Given task: Pull each line containing "chart" out of the data and copy it.

Source material:
--------
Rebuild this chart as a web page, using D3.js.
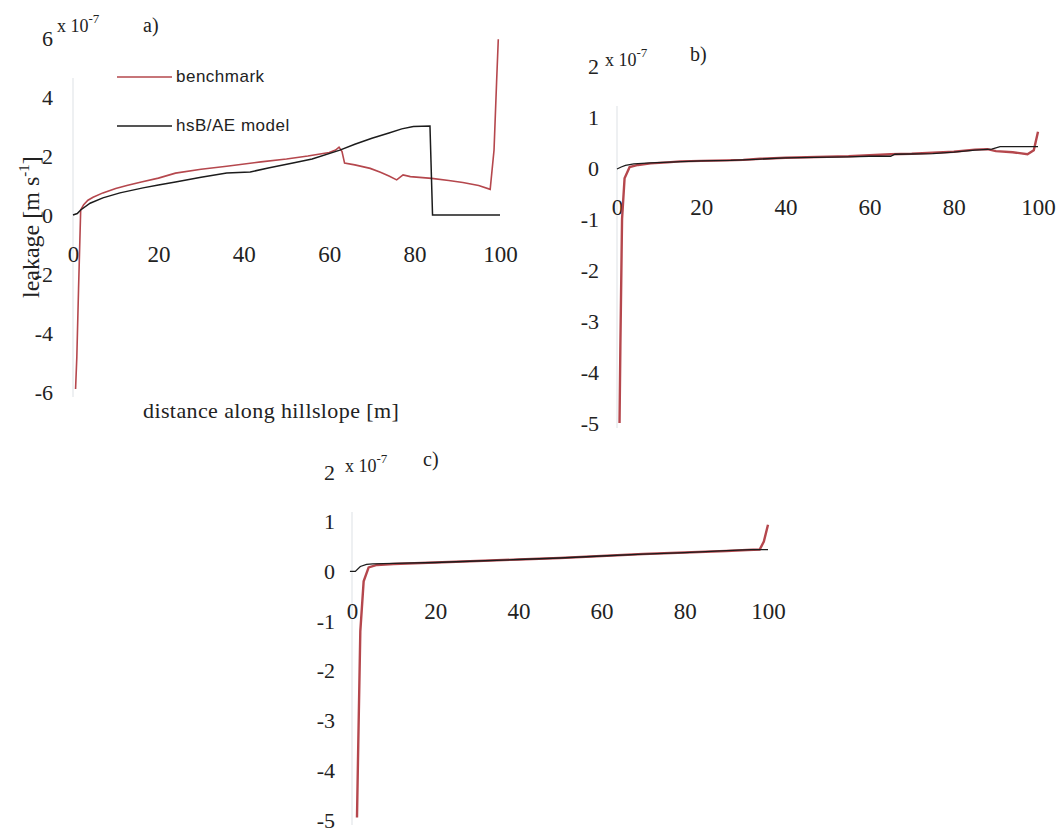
<!DOCTYPE html>
<html>
<head>
<meta charset="utf-8">
<script src="https://cdn.jsdelivr.net/npm/d3@7"></script>
<style>
    body { margin: 0; background: #fff; }
    svg text { font-family: "Liberation Serif", "Times New Roman", serif; fill: #222; }
    .tick line { display: none; }
</style>
</head>
<body>
<svg id="chart" width="1063" height="835"></svg>
<script>
// values in units of 10^-7 m/s, distance in m
var xTicks = [0, 20, 40, 60, 80, 100];
var yTicksA = [6, 4, 2, 0, -2, -4, -6];
var yTicksBC = [2, 1, 0, -1, -2, -3, -4, -5];
var seriesNames = ["benchmark", "hsB/AE model"];

// panel a)
var benchAx = [0.6, 0.9, 1.3, 1.8, 2.5, 3.5, 4.7, 7, 10, 12.6, 16, 20, 24, 30, 36, 44, 50, 55, 60, 61.5, 62.3, 63, 63.6, 66, 69.6, 72, 74, 75.8, 77.3, 79, 84, 88, 91.3, 95, 97.7, 98.6, 99.2, 99.6];
var benchAy = [-5.9, -4.8, -2.5, 0.17, 0.35, 0.5, 0.6, 0.75, 0.9, 1.0, 1.12, 1.25, 1.42, 1.55, 1.65, 1.8, 1.9, 2.0, 2.12, 2.2, 2.3, 2.15, 1.76, 1.7, 1.58, 1.45, 1.32, 1.19, 1.36, 1.3, 1.24, 1.17, 1.1, 1.0, 0.87, 2.2, 4.5, 5.96];
var modelAx = [0, 1, 1.8, 4, 7, 11, 16.4, 20, 24, 30, 36, 41.5, 46, 51.5, 56, 62.5, 66, 70, 74, 77, 79.7, 83.6, 84.2, 100];
var modelAy = [0, 0.05, 0.17, 0.4, 0.58, 0.75, 0.92, 1.02, 1.12, 1.28, 1.42, 1.46, 1.6, 1.76, 1.9, 2.2, 2.4, 2.6, 2.78, 2.92, 3.0, 3.02, 0, 0];

// panel b)
var benchBx = [0.6, 0.8, 1.2, 1.8, 3, 5, 8, 12, 15, 20, 26, 30, 34, 40, 45, 50, 55, 60, 65, 70, 75, 80, 85, 88, 90, 94, 97.5, 99, 100];
var benchBy = [-5.0, -3.5, -1.0, -0.2, 0.02, 0.06, 0.09, 0.11, 0.13, 0.14, 0.15, 0.16, 0.18, 0.2, 0.21, 0.22, 0.23, 0.25, 0.27, 0.28, 0.3, 0.32, 0.36, 0.37, 0.33, 0.31, 0.27, 0.35, 0.71];
var modelBx = [0, 1, 2, 4, 8, 14, 20, 27, 33, 40, 47, 55, 60, 65, 66, 75, 80, 85, 89, 91, 95, 99, 100];
var modelBy = [-0.02, 0.02, 0.05, 0.08, 0.1, 0.12, 0.14, 0.15, 0.17, 0.2, 0.21, 0.22, 0.23, 0.23, 0.27, 0.28, 0.31, 0.35, 0.37, 0.42, 0.42, 0.42, 0.42];

// panel c)
var benchCx = [1.2, 1.5, 2, 2.8, 4, 6, 10, 20, 30, 40, 50, 60, 65, 70, 80, 90, 95, 98, 99, 100];
var benchCy = [-4.95, -3.5, -1.2, -0.2, 0.08, 0.13, 0.15, 0.18, 0.21, 0.24, 0.27, 0.31, 0.33, 0.35, 0.38, 0.41, 0.43, 0.44, 0.6, 0.94];
var modelCx = [-0.5, 0.8, 2, 3.5, 5, 10, 20, 30, 40, 50, 60, 70, 80, 90, 96, 100];
var modelCy = [0, 0, 0.1, 0.14, 0.15, 0.16, 0.18, 0.21, 0.24, 0.27, 0.31, 0.35, 0.38, 0.42, 0.44, 0.44];

var red = "#b5474d", black = "#1c1c1c";
var svg = d3.select("#chart");

// plain hyphen for negatives, like the original figure
var fmt = function (d) { return String(d); };

var panels = [
    {tag: "a)", xr: [73, 500], yd: [-6, 6], yr: [392, 38], ticks: yTicksA, pad: 20,
     bench: [benchAx, benchAy], model: [modelAx, modelAy], exp: [57, 32], tagPos: [143, 32]},
    {tag: "b)", xr: [617, 1038], yd: [-5, 2], yr: [423, 66], ticks: yTicksBC, pad: 18,
     bench: [benchBx, benchBy], model: [modelBx, modelBy], exp: [605, 66], tagPos: [690, 61]},
    {tag: "c)", xr: [352, 768], yd: [-5, 2], yr: [820, 472], ticks: yTicksBC, pad: 17,
     bench: [benchCx, benchCy], model: [modelCx, modelCy], exp: [345, 472], tagPos: [423, 466]}
];

panels.forEach(function (p, i) {
    var x = d3.scaleLinear().domain([0, 100]).range(p.xr);
    var y = d3.scaleLinear().domain(p.yd).range(p.yr);
    var g = svg.append("g");

    // faint scanned axis line
    g.append("line")
        .attr("x1", x(0)).attr("x2", x(0))
        .attr("y1", y(p.yd[1]) + 40).attr("y2", y(p.yd[0]) + 5)
        .attr("stroke", "#eef0f2").attr("stroke-width", 2);

    var yAxis = g.append("g")
        .attr("transform", "translate(" + x(0) + ",0)")
        .call(d3.axisLeft(y).tickValues(p.ticks).tickSize(0).tickPadding(p.pad).tickFormat(fmt));
    yAxis.select(".domain").remove();
    yAxis.selectAll("text").style("font-size", "22px").style("font-family", null);

    var xAxis = g.append("g")
        .attr("transform", "translate(0," + y(0) + ")")
        .call(d3.axisBottom(x).tickValues(xTicks).tickSize(0).tickPadding(31).tickFormat(fmt));
    xAxis.select(".domain").remove();
    xAxis.selectAll("text").style("font-size", "23px").style("font-family", null);

    // multiplier and panel tag
    var t = g.append("text").attr("x", p.exp[0]).attr("y", p.exp[1]).style("font-size", "18px");
    t.append("tspan").text("x 10");
    t.append("tspan").attr("dy", -9).style("font-size", "13px").text("-7");
    g.append("text").attr("x", p.tagPos[0]).attr("y", p.tagPos[1])
        .style("font-size", "20px").text(p.tag);

    var line = d3.line()
        .x(function (d) { return x(d[0]); })
        .y(function (d) { return y(d[1]); });

    g.append("path")
        .datum(d3.zip(p.bench[0], p.bench[1]))
        .attr("fill", "none").attr("stroke", red)
        .attr("stroke-width", i === 0 ? 1.6 : 2.4)
        .attr("d", line);
    g.append("path")
        .datum(d3.zip(p.model[0], p.model[1]))
        .attr("fill", "none").attr("stroke", black)
        .attr("stroke-width", i === 0 ? 1.5 : 1.3)
        .attr("d", line);
});

// legend (panel a)
var legend = svg.append("g");
[[77, red], [126, black]].forEach(function (l, i) {
    legend.append("line")
        .attr("x1", 117).attr("x2", 172).attr("y1", l[0]).attr("y2", l[0])
        .attr("stroke", l[1]).attr("stroke-width", 1.6);
    legend.append("text")
        .attr("x", 176).attr("y", l[0] + 5)
        .style("font-family", "'Liberation Sans', Arial, sans-serif")
        .style("font-size", "17px")
        .style("letter-spacing", "0.5px")
        .text(seriesNames[i]);
});

// axis titles
var yt = svg.append("text")
    .attr("transform", "translate(39,298) rotate(-90)")
    .style("font-size", "24px");
yt.append("tspan").text("leakage [m s");
yt.append("tspan").attr("dy", -10).style("font-size", "15px").text("-1");
yt.append("tspan").attr("dy", 10).text("]");

svg.append("text")
    .attr("x", 143).attr("y", 418)
    .style("font-size", "22px")
    .style("letter-spacing", "0.4px")
    .text("distance along hillslope [m]");
</script>
</body>
</html>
--------
Response to the task:
Rebuild this chart as a web page, using D3.js.
<svg id="chart" width="1063" height="835"></svg>
var svg = d3.select("#chart");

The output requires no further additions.